Leave out any pictures and transcribe all other data below exactly.

RECORDED INFORMATION »
----------------

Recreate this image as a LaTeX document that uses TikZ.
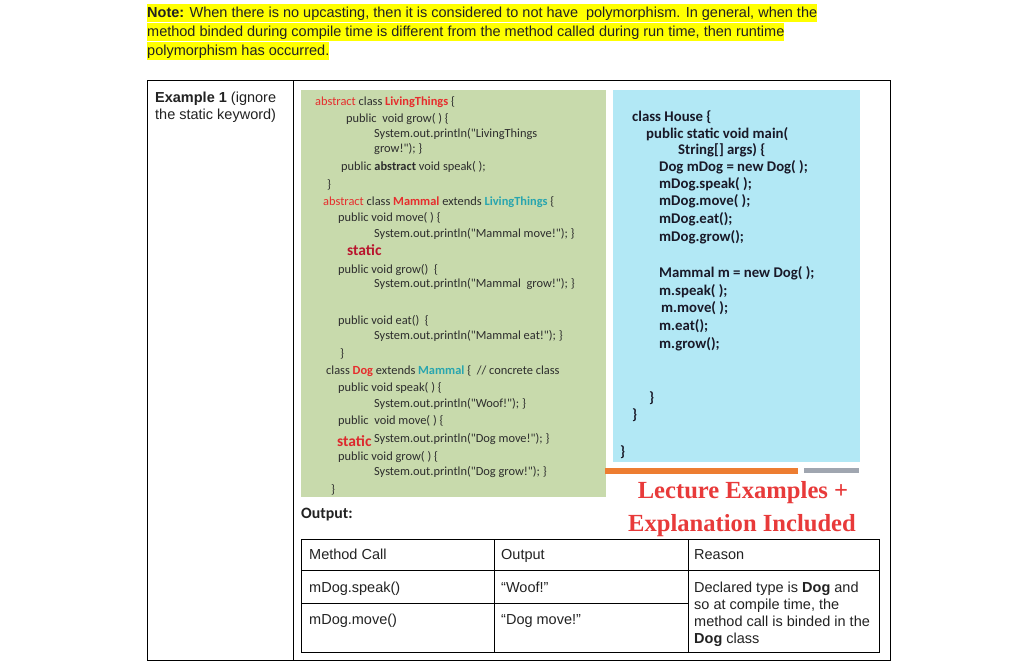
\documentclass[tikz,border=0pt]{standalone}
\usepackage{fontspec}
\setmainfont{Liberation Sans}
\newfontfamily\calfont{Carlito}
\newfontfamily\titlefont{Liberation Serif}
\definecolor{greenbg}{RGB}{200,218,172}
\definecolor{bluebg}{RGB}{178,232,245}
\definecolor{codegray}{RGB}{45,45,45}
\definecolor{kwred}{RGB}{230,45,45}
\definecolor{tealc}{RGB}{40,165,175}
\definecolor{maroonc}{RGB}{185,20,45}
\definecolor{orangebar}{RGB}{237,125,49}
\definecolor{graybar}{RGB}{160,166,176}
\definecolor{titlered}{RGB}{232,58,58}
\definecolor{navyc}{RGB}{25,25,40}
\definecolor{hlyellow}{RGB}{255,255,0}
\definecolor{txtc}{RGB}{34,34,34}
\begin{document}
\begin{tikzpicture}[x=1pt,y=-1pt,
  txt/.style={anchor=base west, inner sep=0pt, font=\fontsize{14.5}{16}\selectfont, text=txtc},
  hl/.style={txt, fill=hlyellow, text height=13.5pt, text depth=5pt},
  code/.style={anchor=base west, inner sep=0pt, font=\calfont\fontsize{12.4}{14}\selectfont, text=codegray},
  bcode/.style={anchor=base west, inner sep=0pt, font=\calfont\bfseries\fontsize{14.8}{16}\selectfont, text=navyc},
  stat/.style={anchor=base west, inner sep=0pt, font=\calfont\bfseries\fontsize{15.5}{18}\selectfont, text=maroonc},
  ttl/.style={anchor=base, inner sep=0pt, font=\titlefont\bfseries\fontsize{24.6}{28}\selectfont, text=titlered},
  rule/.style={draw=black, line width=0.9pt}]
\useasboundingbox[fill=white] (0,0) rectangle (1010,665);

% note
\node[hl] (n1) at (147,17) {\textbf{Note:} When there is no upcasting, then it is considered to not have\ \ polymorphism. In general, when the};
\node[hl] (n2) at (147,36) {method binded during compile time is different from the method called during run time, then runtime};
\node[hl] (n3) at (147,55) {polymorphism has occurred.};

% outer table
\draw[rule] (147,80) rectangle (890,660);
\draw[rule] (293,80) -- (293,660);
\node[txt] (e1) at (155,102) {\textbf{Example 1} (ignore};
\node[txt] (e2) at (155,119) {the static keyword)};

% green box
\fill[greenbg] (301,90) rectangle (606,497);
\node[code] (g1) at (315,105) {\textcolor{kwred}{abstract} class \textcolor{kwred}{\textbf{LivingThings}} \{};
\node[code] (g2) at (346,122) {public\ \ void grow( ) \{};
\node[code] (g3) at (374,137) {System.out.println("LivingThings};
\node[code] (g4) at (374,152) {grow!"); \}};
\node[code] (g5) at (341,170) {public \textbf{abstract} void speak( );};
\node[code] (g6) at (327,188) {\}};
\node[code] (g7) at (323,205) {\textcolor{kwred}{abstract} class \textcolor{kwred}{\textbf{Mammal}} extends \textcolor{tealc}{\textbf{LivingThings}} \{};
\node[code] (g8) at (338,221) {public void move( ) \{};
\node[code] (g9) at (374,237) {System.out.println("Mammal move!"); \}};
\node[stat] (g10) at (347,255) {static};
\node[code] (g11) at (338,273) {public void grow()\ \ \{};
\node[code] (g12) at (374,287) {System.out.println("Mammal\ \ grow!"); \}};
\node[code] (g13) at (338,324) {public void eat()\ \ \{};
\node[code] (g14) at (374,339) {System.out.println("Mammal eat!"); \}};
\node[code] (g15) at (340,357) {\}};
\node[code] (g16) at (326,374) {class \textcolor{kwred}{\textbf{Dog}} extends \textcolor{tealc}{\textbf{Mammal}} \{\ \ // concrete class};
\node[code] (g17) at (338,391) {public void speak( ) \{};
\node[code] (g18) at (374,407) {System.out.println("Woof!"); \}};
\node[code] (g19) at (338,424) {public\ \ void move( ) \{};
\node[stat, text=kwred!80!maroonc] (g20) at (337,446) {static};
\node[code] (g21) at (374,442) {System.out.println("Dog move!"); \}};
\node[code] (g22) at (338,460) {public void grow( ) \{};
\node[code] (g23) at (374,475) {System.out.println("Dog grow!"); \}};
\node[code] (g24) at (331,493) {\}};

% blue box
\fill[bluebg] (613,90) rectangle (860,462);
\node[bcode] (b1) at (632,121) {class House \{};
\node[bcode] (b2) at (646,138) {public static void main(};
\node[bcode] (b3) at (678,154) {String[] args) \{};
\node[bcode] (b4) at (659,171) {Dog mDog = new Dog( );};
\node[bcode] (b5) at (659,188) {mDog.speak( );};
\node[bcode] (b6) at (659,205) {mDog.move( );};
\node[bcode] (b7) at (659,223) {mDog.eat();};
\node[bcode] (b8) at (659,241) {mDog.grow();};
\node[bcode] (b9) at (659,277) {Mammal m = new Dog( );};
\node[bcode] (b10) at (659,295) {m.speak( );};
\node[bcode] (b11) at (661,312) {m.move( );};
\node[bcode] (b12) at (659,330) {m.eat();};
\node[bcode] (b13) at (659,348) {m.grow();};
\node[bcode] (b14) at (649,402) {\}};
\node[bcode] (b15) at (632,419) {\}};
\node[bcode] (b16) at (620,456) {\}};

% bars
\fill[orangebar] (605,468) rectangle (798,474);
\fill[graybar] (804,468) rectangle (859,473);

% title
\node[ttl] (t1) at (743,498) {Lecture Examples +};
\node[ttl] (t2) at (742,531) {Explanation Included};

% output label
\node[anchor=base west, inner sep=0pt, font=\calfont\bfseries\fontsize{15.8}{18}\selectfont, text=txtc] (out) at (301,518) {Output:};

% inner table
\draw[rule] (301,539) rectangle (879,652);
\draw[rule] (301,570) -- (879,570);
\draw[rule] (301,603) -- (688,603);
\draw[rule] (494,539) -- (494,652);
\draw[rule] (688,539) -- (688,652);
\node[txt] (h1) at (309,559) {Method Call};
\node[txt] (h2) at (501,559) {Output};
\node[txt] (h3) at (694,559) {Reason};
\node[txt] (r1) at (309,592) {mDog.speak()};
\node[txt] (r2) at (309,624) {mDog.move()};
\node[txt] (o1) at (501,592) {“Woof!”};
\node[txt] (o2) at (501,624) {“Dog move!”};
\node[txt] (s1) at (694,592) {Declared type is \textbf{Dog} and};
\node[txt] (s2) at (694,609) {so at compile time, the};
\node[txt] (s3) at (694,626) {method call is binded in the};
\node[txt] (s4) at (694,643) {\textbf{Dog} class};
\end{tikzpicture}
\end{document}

----------------

THE SOLUTION »
Recreate this image as a LaTeX document that uses TikZ.
\documentclass[tikz,border=0pt]{standalone}
\usepackage{fontspec}
\setmainfont{Liberation Sans}
\newfontfamily\calfont{Carlito}
\newfontfamily\titlefont{Liberation Serif}
\definecolor{greenbg}{RGB}{200,218,172}
\definecolor{bluebg}{RGB}{178,232,245}
\definecolor{codegray}{RGB}{45,45,45}
\definecolor{kwred}{RGB}{230,45,45}
\definecolor{tealc}{RGB}{40,165,175}
\definecolor{maroonc}{RGB}{185,20,45}
\definecolor{orangebar}{RGB}{237,125,49}
\definecolor{graybar}{RGB}{160,166,176}
\definecolor{titlered}{RGB}{232,58,58}
\definecolor{navyc}{RGB}{25,25,40}
\definecolor{hlyellow}{RGB}{255,255,0}
\definecolor{txtc}{RGB}{34,34,34}
\begin{document}
\begin{tikzpicture}[x=1pt,y=-1pt,
  txt/.style={anchor=base west, inner sep=0pt, font=\fontsize{14.5}{16}\selectfont, text=txtc},
  hl/.style={txt, fill=hlyellow, text height=13.5pt, text depth=5pt},
  code/.style={anchor=base west, inner sep=0pt, font=\calfont\fontsize{12.4}{14}\selectfont, text=codegray},
  bcode/.style={anchor=base west, inner sep=0pt, font=\calfont\bfseries\fontsize{14.8}{16}\selectfont, text=navyc},
  stat/.style={anchor=base west, inner sep=0pt, font=\calfont\bfseries\fontsize{15.5}{18}\selectfont, text=maroonc},
  ttl/.style={anchor=base, inner sep=0pt, font=\titlefont\bfseries\fontsize{24.6}{28}\selectfont, text=titlered},
  rule/.style={draw=black, line width=0.9pt}]
\useasboundingbox[fill=white] (0,0) rectangle (1010,665);

% note
\node[hl] (n1) at (147,17) {\textbf{Note:} When there is no upcasting, then it is considered to not have\ \ polymorphism. In general, when the};
\node[hl] (n2) at (147,36) {method binded during compile time is different from the method called during run time, then runtime};
\node[hl] (n3) at (147,55) {polymorphism has occurred.};

% outer table
\draw[rule] (147,80) rectangle (890,660);
\draw[rule] (293,80) -- (293,660);
\node[txt] (e1) at (155,102) {\textbf{Example 1} (ignore};
\node[txt] (e2) at (155,119) {the static keyword)};

% green box
\fill[greenbg] (301,90) rectangle (606,497);
\node[code] (g1) at (315,105) {\textcolor{kwred}{abstract} class \textcolor{kwred}{\textbf{LivingThings}} \{};
\node[code] (g2) at (346,122) {public\ \ void grow( ) \{};
\node[code] (g3) at (374,137) {System.out.println("LivingThings};
\node[code] (g4) at (374,152) {grow!"); \}};
\node[code] (g5) at (341,170) {public \textbf{abstract} void speak( );};
\node[code] (g6) at (327,188) {\}};
\node[code] (g7) at (323,205) {\textcolor{kwred}{abstract} class \textcolor{kwred}{\textbf{Mammal}} extends \textcolor{tealc}{\textbf{LivingThings}} \{};
\node[code] (g8) at (338,221) {public void move( ) \{};
\node[code] (g9) at (374,237) {System.out.println("Mammal move!"); \}};
\node[stat] (g10) at (347,255) {static};
\node[code] (g11) at (338,273) {public void grow()\ \ \{};
\node[code] (g12) at (374,287) {System.out.println("Mammal\ \ grow!"); \}};
\node[code] (g13) at (338,324) {public void eat()\ \ \{};
\node[code] (g14) at (374,339) {System.out.println("Mammal eat!"); \}};
\node[code] (g15) at (340,357) {\}};
\node[code] (g16) at (326,374) {class \textcolor{kwred}{\textbf{Dog}} extends \textcolor{tealc}{\textbf{Mammal}} \{\ \ // concrete class};
\node[code] (g17) at (338,391) {public void speak( ) \{};
\node[code] (g18) at (374,407) {System.out.println("Woof!"); \}};
\node[code] (g19) at (338,424) {public\ \ void move( ) \{};
\node[stat, text=kwred!80!maroonc] (g20) at (337,446) {static};
\node[code] (g21) at (374,442) {System.out.println("Dog move!"); \}};
\node[code] (g22) at (338,460) {public void grow( ) \{};
\node[code] (g23) at (374,475) {System.out.println("Dog grow!"); \}};
\node[code] (g24) at (331,493) {\}};

% blue box
\fill[bluebg] (613,90) rectangle (860,462);
\node[bcode] (b1) at (632,121) {class House \{};
\node[bcode] (b2) at (646,138) {public static void main(};
\node[bcode] (b3) at (678,154) {String[] args) \{};
\node[bcode] (b4) at (659,171) {Dog mDog = new Dog( );};
\node[bcode] (b5) at (659,188) {mDog.speak( );};
\node[bcode] (b6) at (659,205) {mDog.move( );};
\node[bcode] (b7) at (659,223) {mDog.eat();};
\node[bcode] (b8) at (659,241) {mDog.grow();};
\node[bcode] (b9) at (659,277) {Mammal m = new Dog( );};
\node[bcode] (b10) at (659,295) {m.speak( );};
\node[bcode] (b11) at (661,312) {m.move( );};
\node[bcode] (b12) at (659,330) {m.eat();};
\node[bcode] (b13) at (659,348) {m.grow();};
\node[bcode] (b14) at (649,402) {\}};
\node[bcode] (b15) at (632,419) {\}};
\node[bcode] (b16) at (620,456) {\}};

% bars
\fill[orangebar] (605,468) rectangle (798,474);
\fill[graybar] (804,468) rectangle (859,473);

% title
\node[ttl] (t1) at (743,498) {Lecture Examples +};
\node[ttl] (t2) at (742,531) {Explanation Included};

% output label
\node[anchor=base west, inner sep=0pt, font=\calfont\bfseries\fontsize{15.8}{18}\selectfont, text=txtc] (out) at (301,518) {Output:};

% inner table
\draw[rule] (301,539) rectangle (879,652);
\draw[rule] (301,570) -- (879,570);
\draw[rule] (301,603) -- (688,603);
\draw[rule] (494,539) -- (494,652);
\draw[rule] (688,539) -- (688,652);
\node[txt] (h1) at (309,559) {Method Call};
\node[txt] (h2) at (501,559) {Output};
\node[txt] (h3) at (694,559) {Reason};
\node[txt] (r1) at (309,592) {mDog.speak()};
\node[txt] (r2) at (309,624) {mDog.move()};
\node[txt] (o1) at (501,592) {“Woof!”};
\node[txt] (o2) at (501,624) {“Dog move!”};
\node[txt] (s1) at (694,592) {Declared type is \textbf{Dog} and};
\node[txt] (s2) at (694,609) {so at compile time, the};
\node[txt] (s3) at (694,626) {method call is binded in the};
\node[txt] (s4) at (694,643) {\textbf{Dog} class};
\end{tikzpicture}
\end{document}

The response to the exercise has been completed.